The federal government only has jurisdiction over companies with more than $500,000 in gross annual sales that take part in interstate commerce, and overburdened U.S. Department of Labor inspectors can take a year or more to investigate and close a case.

• • •

In Miami-Dade, a worker files a complaint with county government, which notifies the employer and tries to broker an agreement in mediation.

If that fails, the case goes to an administrative hearing. If a hearing officer decides there's enough evidence to support the worker's claim, the officer issues an order requiring the employer to pay the wages plus an amount equal to two times the lost wages. The employer must reimburse the county for administrative costs.

The Florida Retail Federation filed a lawsuit saying the ordinance violated the state constitution, but a judge tossed the complaint.

A patchwork of local laws throughout the state would "significantly impact our larger members with multiple stores" and could harm smaller businesses that don't have resources to defend themselves, said federation spokesman James Miller.

"To them, it may be easier just to pay to make the issue go away then to contest it via the legal process and have the opportunity to prove their case," Miller said.

The local hearing process opens a door for workers to "game the system" with fraudulent claims, said Doug Buck, legislative affairs director for the Florida Home Builders Association.
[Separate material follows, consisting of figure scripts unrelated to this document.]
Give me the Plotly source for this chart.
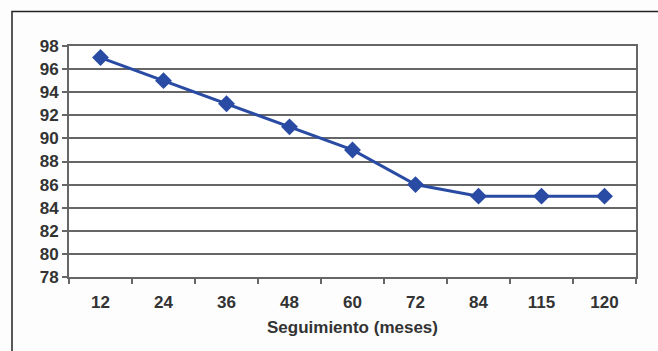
import plotly.graph_objects as go

meses = ["12", "24", "36", "48", "60", "72", "84", "115", "120"]
valores = [97, 95, 93, 91, 89, 86, 85, 85, 85]
y_ticks = [78, 80, 82, 84, 86, 88, 90, 92, 94, 96, 98]

W, H = 658, 351
L, R, T, B = 69, 22, 46, 74
pw, ph = W - L - R, H - T - B

def px(x):
    return (x - L) / pw

def py(y):
    return (H - B - y) / ph

FAM = "Liberation Sans, Arial, sans-serif"
TXT = "#333333"

fig = go.Figure()
fig.add_trace(go.Scatter(
    x=meses, y=valores, mode="lines+markers",
    line=dict(color="#2A4BA3", width=3),
    marker=dict(symbol="diamond", size=13, color="#2A4BA3"),
    showlegend=False,
))

fig.update_layout(
    width=W, height=H,
    margin=dict(l=L, r=R, t=T, b=B),
    paper_bgcolor="#fdfdfd",
    plot_bgcolor="#ffffff",
    font=dict(family=FAM, size=17, color=TXT),
    xaxis=dict(
        type="category",
        showline=True, linecolor="#666666", linewidth=2, mirror=True,
        ticks="outside", ticklen=5, tickcolor="#666666", tickwidth=1.5,
        tickson="boundaries",
        ticklabelstandoff=9,
        showgrid=False,
        tickfont=dict(family=FAM, size=17, color=TXT, weight="bold"),
        title=dict(text="Seguimiento (meses)", standoff=10,
                   font=dict(family=FAM, size=17, color=TXT, weight="bold")),
        range=[-0.5, len(meses) - 0.5],
    ),
    yaxis=dict(
        range=[78, 98],
        tickvals=y_ticks,
        showline=True, linecolor="#666666", linewidth=2, mirror=True,
        ticks="outside", ticklen=5, tickcolor="#666666", tickwidth=1.5,
        showgrid=True, gridcolor="#666666", gridwidth=1.5,
        zeroline=False,
        tickfont=dict(family=FAM, size=17, color=TXT, weight="bold"),
    ),
    shapes=[dict(
        type="path", xref="paper", yref="paper",
        path=f"M {px(12)} {py(352)} L {px(12)} {py(11.5)} L {px(660)} {py(11.5)}",
        line=dict(color="#222222", width=1.5),
    )],
)

fig.write_html("out.html")
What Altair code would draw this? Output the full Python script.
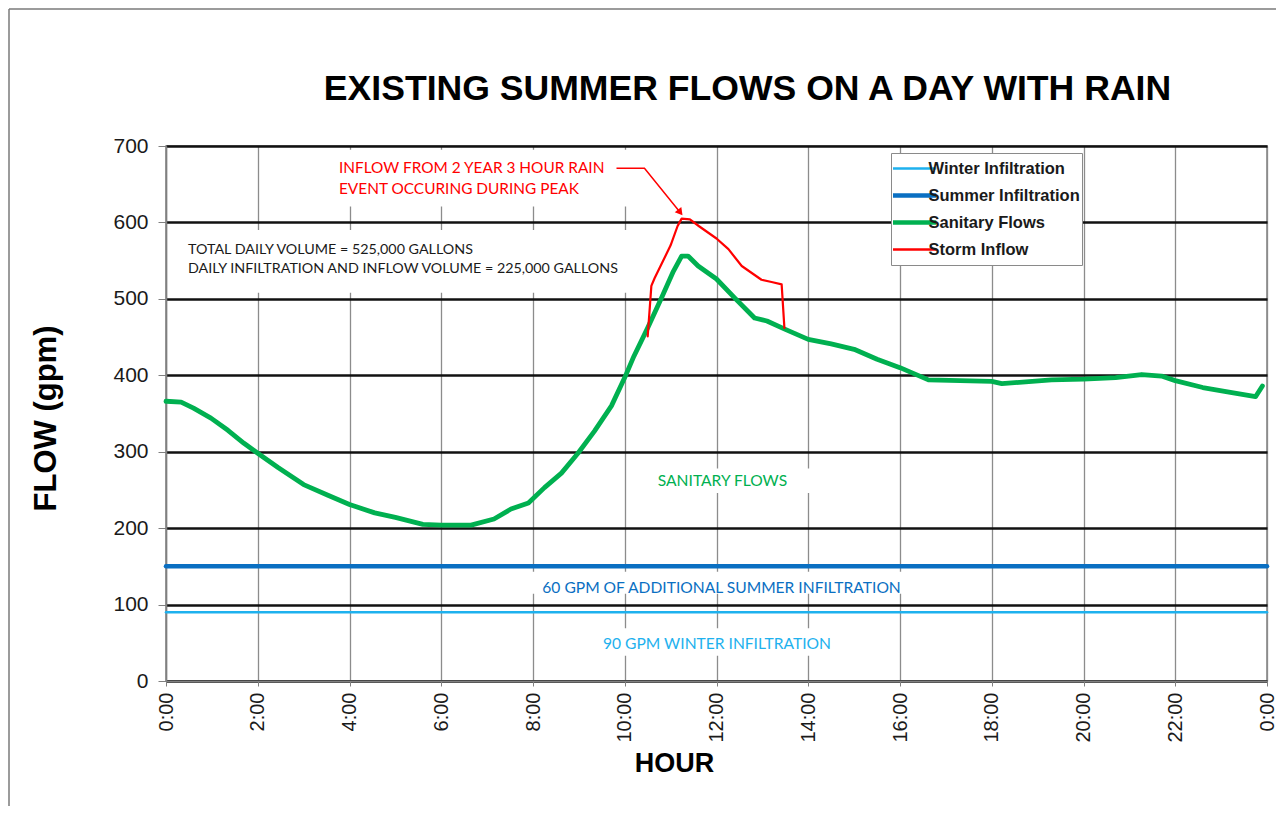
import altair as alt
import pandas as pd

TITLE = "EXISTING SUMMER FLOWS ON A DAY WITH RAIN"

SERIES = ["Winter Infiltration", "Summer Infiltration", "Sanitary Flows", "Storm Inflow"]
COLORS = ["#1EB1EE", "#0A6FC2", "#00B050", "#FF0000"]
WIDTHS = [2.5, 4.5, 4.8, 2.2]

WINTER_HOUR = [0, 24]
WINTER_FLOW = [90, 90]
SUMMER_HOUR = [0, 24]
SUMMER_FLOW = [150, 150]

SAN_HOUR = [0.0, 0.33, 0.6, 0.98, 1.35, 1.7, 2.0, 2.45, 3.0, 3.53, 4.0, 4.55, 5.0, 5.6,
            6.0, 6.65, 7.15, 7.52, 7.9, 8.25, 8.62, 8.98, 9.34, 9.71, 10.0, 10.2, 10.5,
            10.8, 11.06, 11.24, 11.38, 11.6, 12.0, 12.4, 12.83, 13.1, 13.5, 14.0, 14.5,
            15.0, 15.5, 16.0, 16.62, 18.0, 18.22, 19.3, 20.0, 20.7, 21.27, 21.7, 22.0,
            22.6, 23.17, 23.75, 23.9]
SAN_FLOW = [366, 365, 357, 344, 328, 311, 298, 279, 257, 243, 231, 220, 214, 205,
            204, 204, 212, 225, 233, 253, 272, 298, 327, 360, 397, 425, 462,
            501, 536, 556, 556, 543, 526, 501, 475, 471, 460, 447, 441,
            434, 421, 410, 394, 392, 389, 394, 395, 397, 401, 399, 393,
            384, 378, 372, 386]

STORM_HOUR = [10.5, 10.58, 10.65, 11.0, 11.15, 11.24, 11.42, 11.62, 12.0, 12.26, 12.55,
              12.98, 13.2, 13.42, 13.48]
STORM_FLOW = [451, 517, 527, 570, 595, 605, 604, 595, 579, 565, 543,
              525, 522, 519, 462]

X_TICKS = list(range(0, 25, 2))
Y_TICKS = list(range(0, 701, 100))

# annotation texts
RED_TEXT = ["INFLOW FROM 2 YEAR 3 HOUR RAIN", "EVENT OCCURING DURING PEAK"]
RED_HOUR = [3.77, 3.77]
RED_FLOW = [671, 644]

BLACK_TEXT = ["TOTAL DAILY VOLUME = 525,000 GALLONS",
              "DAILY INFILTRATION AND INFLOW VOLUME = 225,000 GALLONS"]
BLACK_HOUR = [0.48, 0.48]
BLACK_FLOW = [564, 539]

CENTER_TEXT = ["SANITARY FLOWS", "60 GPM OF ADDITIONAL SUMMER INFILTRATION",
               "90 GPM WINTER INFILTRATION"]
CENTER_HOUR = [12.13, 12.11, 12.01]
CENTER_FLOW = [262, 122, 48]
CENTER_COLOR = ["#00B050", "#0A6FC2", "#1EB1EE"]

# white label backgrounds
BOX_H1 = [3.6, 0.33, 11.58, 7.85, 9.38]
BOX_H2 = [10.36, 10.15, 14.7, 16.15, 14.64]
BOX_F1 = [621, 508, 246, 114, 33]
BOX_F2 = [695, 590, 278, 143, 69]

# arrow pointing to peak of storm inflow
ARROW_HOUR = [9.82, 10.43, 11.21]
ARROW_FLOW = [671, 671, 613]

FONT = "Liberation Sans"
ANN_FONT = "Lato"


def xenc(field="hour"):
    return alt.X(f"{field}:Q",
                 scale=alt.Scale(domain=[0, 24], nice=False, zero=False),
                 axis=alt.Axis(values=X_TICKS, labelExpr="(datum.value % 24) + ':00'",
                               labelAngle=270, labelFontSize=20, labelFont=FONT,
                               labelColor="#1a1a1a", labelPadding=6, tickSize=5,
                               tickColor="#808080", domainColor="#808080", domainWidth=1.5,
                               gridColor="#8c8c8c", gridWidth=1.3, title="HOUR",
                               titleFont=FONT, titleFontSize=27, titleFontWeight="bold",
                               titleColor="black", titleX=508, titleY=82,
                               titleBaseline="middle", titleAlign="center"))


def yenc(field="flow"):
    return alt.Y(f"{field}:Q",
                 scale=alt.Scale(domain=[0, 700], nice=False),
                 axis=alt.Axis(values=Y_TICKS, labelFontSize=21, labelFont=FONT,
                               labelColor="#1a1a1a", labelPadding=10, tickSize=8,
                               tickColor="#808080", domainColor="#808080", domainWidth=1.5,
                               gridColor="#111111", gridWidth=2.5, title="FLOW (gpm)",
                               titleFont=FONT, titleFontSize=31, titleFontWeight="bold",
                               titleColor="black", titleX=-120, titleY=272, titleAngle=270,
                               titleBaseline="middle", titleAlign="center"))


rows = []
for s, w, hs, fs in [(SERIES[0], WIDTHS[0], WINTER_HOUR, WINTER_FLOW),
                     (SERIES[1], WIDTHS[1], SUMMER_HOUR, SUMMER_FLOW),
                     (SERIES[2], WIDTHS[2], SAN_HOUR, SAN_FLOW),
                     (SERIES[3], WIDTHS[3], STORM_HOUR, STORM_FLOW)]:
    for h, f in zip(hs, fs):
        rows.append({"series": s, "w": w, "hour": h, "flow": f})
lines_df = pd.DataFrame(rows)

box_df = pd.DataFrame({"hour": BOX_H1, "hour2": BOX_H2, "flow": BOX_F1, "flow2": BOX_F2})
boxes = alt.Chart(box_df).mark_rect(color="white").encode(
    x=xenc(), x2="hour2:Q", y=yenc(), y2="flow2:Q")

legend = alt.Legend(
    title=None, orient="none", legendX=725, legendY=7, symbolType="stroke",
    symbolSize=4900, clipHeight=27, padding=2, rowPadding=0, labelOffset=19,
    labelFont=FONT, labelFontSize=16.5, labelFontWeight="bold", labelColor="#1a1a1a",
    strokeColor="#8a8a8a", fillColor="white",
    symbolStrokeWidth=alt.expr(
        "indexof(['Summer Infiltration','Sanitary Flows'], datum.value) >= 0 ? 4.5 : 2.5"),
)

lines = alt.Chart(lines_df).mark_line(strokeCap="round", strokeJoin="round").encode(
    x=xenc(), y=yenc(),
    color=alt.Color("series:N", scale=alt.Scale(domain=SERIES, range=COLORS), legend=legend),
    strokeWidth=alt.StrokeWidth("w:Q", scale=None),
)

red_df = pd.DataFrame({"hour": RED_HOUR, "flow": RED_FLOW, "text": RED_TEXT})
red_text = alt.Chart(red_df).mark_text(align="left", baseline="middle", font=ANN_FONT,
                                       fontSize=15.4, color="#FF0000").encode(
    x=xenc(), y=yenc(), text="text:N")

black_df = pd.DataFrame({"hour": BLACK_HOUR, "flow": BLACK_FLOW, "text": BLACK_TEXT})
black_text = alt.Chart(black_df).mark_text(align="left", baseline="middle", font=ANN_FONT,
                                           fontSize=14.3, color="#1a1a1a").encode(
    x=xenc(), y=yenc(), text="text:N")

center_df = pd.DataFrame({"hour": CENTER_HOUR, "flow": CENTER_FLOW, "text": CENTER_TEXT,
                          "c": CENTER_COLOR})
center_text = alt.Chart(center_df).mark_text(align="center", baseline="middle", font=ANN_FONT,
                                             fontSize=15.6).encode(
    x=xenc(), y=yenc(), text="text:N", color=alt.Color("c:N", scale=None))

arrow_df = pd.DataFrame({"hour": ARROW_HOUR, "flow": ARROW_FLOW, "i": [0, 1, 2]})
arrow = alt.Chart(arrow_df).mark_line(color="#FF0000", strokeWidth=1.5).encode(
    x=xenc(), y=yenc(), order="i:Q")
arrow_head = alt.Chart(arrow_df.tail(1)).mark_point(
    shape="triangle-up", filled=True, color="#FF0000", size=70, angle=142, opacity=1).encode(
    x=xenc(), y=yenc())

one = pd.DataFrame({"t": [TITLE]})
title = alt.Chart(one).mark_text(font=FONT, fontSize=35.6, fontWeight="bold", color="black",
                                 align="center", baseline="middle").encode(
    text="t:N", x=alt.value(581.5), y=alt.value(-57))

frame_top = alt.Chart(one).mark_rule(color="#7a7a7a", strokeWidth=1.5).encode(
    x=alt.value(-157), x2=alt.value(1110), y=alt.value(-137))
frame_left = alt.Chart(one).mark_rule(color="#7a7a7a", strokeWidth=1.5).encode(
    x=alt.value(-157), y=alt.value(-137), y2=alt.value(660))

chart = alt.layer(
    boxes, lines, arrow, arrow_head, red_text, black_text, center_text, title,
    frame_top, frame_left
).properties(
    width=1101, height=535, padding=0, background="white"
).configure_view(stroke="#808080", strokeWidth=1.5)

chart.save("out.html", embed_options={"renderer": "svg", "actions": False})
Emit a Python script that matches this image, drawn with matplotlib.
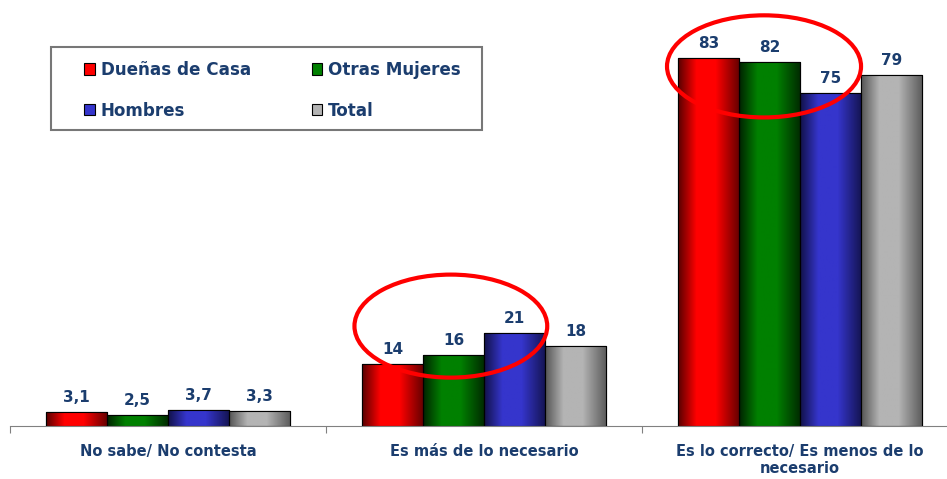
import numpy as np
import matplotlib
matplotlib.use("Agg")
import matplotlib.pyplot as plt
from matplotlib.patches import Patch, Ellipse, Rectangle
from matplotlib.colors import to_rgb

categorias = ["No sabe/ No contesta", "Es más de lo necesario",
              "Es lo correcto/ Es menos de lo\nnecesario"]
series = ["Dueñas de Casa", "Otras Mujeres", "Hombres", "Total"]
duenas = [3.1, 14, 83]
otras = [2.5, 16, 82]
hombres = [3.7, 21, 75]
total = [3.3, 18, 79]

# (claro, oscuro) de cada serie
colores = [("#ff0000", "#5a0000"), ("#008000", "#002400"),
           ("#3535cc", "#12124a"), ("#b4b4b4", "#555555")]
azul = "#1b3d6e"

fig = plt.figure(figsize=(9.47, 4.79), dpi=100)
ax = fig.add_axes([10/947, 1 - 426/479, 937/947, 420/479])

x = np.arange(len(categorias))
w = 0.193
valores = [duenas, otras, hombres, total]

t = np.linspace(0, 1, 64)
peso = np.interp(t, [0, 0.3, 0.62, 1.0], [0, 1, 1, 0.1])

for i, vals in enumerate(valores):
    claro = np.array(to_rgb(colores[i][0]))
    oscuro = np.array(to_rgb(colores[i][1]))
    grad = oscuro[None, :] + peso[:, None] * (claro - oscuro)[None, :]
    pos = x + (i - 1.5) * w
    barras = ax.bar(pos, vals, w, color=colores[i][0], edgecolor="black",
                    linewidth=0.8, zorder=2)
    for b, v in zip(barras, vals):
        im = ax.imshow(grad[None, :, :], extent=[b.get_x(), b.get_x() + w, 0, v],
                       aspect="auto", zorder=2.5, interpolation="bilinear")
        im.set_clip_path(b)
        ax.bar(b.get_x() + w/2, v, w, facecolor="none", edgecolor="black",
               linewidth=0.8, zorder=3)
        txt = str(int(v)) if float(v).is_integer() else str(v).replace(".", ",")
        ax.annotate(txt, (b.get_x() + w/2, v), xytext=(0, 5),
                    textcoords="offset points", ha="center", va="bottom",
                    fontsize=11, fontweight="bold", color=azul)

# elipses rojas de resaltado
ax.add_patch(Ellipse((0.895, 22.5), 0.61, 23.2, fill=False,
                     edgecolor="#ff0000", linewidth=3, zorder=4))
ax.add_patch(Ellipse((1.886, 81), 0.614, 23, fill=False,
                     edgecolor="#ff0000", linewidth=3, zorder=4))

ax.set_xlim(-0.5, 2.465)
ax.set_ylim(0, 94.6)
for s in ["top", "right", "left"]:
    ax.spines[s].set_visible(False)
ax.spines["bottom"].set_color("#808080")
ax.set_yticks([])
ax.set_xticks([-0.5, 0.5, 1.5])
ax.set_xticklabels([])
ax.tick_params(axis="x", which="major", length=5, color="#808080")
ax.set_xticks(x, minor=True)
ax.set_xticklabels(categorias, minor=True, fontsize=10.5, fontweight="bold",
                   color=azul)
ax.tick_params(axis="x", which="minor", length=0, pad=13)

# leyenda
fig.add_artist(Rectangle((51/947, 1 - 130/479), 431/947, 83/479,
                         transform=fig.transFigure, fill=False,
                         edgecolor="#777777", linewidth=1.5))
orden = [0, 2, 1, 3]
manijas = [Patch(facecolor=colores[i][0], edgecolor="black", linewidth=0.8)
           for i in orden]
leg = fig.legend(manijas, [series[i] for i in orden], ncol=2,
                 loc="upper left", bbox_to_anchor=(84/947, 1 - 61/479),
                 frameon=False, borderpad=0, borderaxespad=0,
                 handlelength=0.65, handleheight=0.65, handletextpad=0.35,
                 labelspacing=1.35, columnspacing=3.6,
                 prop={"size": 12.1, "weight": "bold"})
for tx in leg.get_texts():
    tx.set_color(azul)

fig.savefig("out.png", dpi=100)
Business groups tend to favor a model adopted by Palm Beach County, where the county government provides funding to a legal-aid organization to help employees pursue disputed wages in court. But Palm Beach is spending more on legal fees than what is being awarded to employees, and Miami-Dade is resolving many cases without lawyers and court fees, said Jeanette Smith, executive director of the South Florida Interfaith Worker Justice.

"It's getting harder to say Miami-Dade is horrible when the sky has not fallen," Smith said.

Through 2014, the ordinance has resulted in more than $5.6 million in claims and $3.1 million in wages and penalties being awarded or recovered, county records show. The county has resolved 780 cases during the conciliation process and 691 were forwarded to hearings.

In 2013 and 2014, hearing officers found in favor of the employer in 168 out of 291 cases.

"That shows you that the hearing examiners are really looking at the evidence and testimony and weighing everything," said Holly Beth Billington, a consumer advocate in the county's Office of Consumer Protection.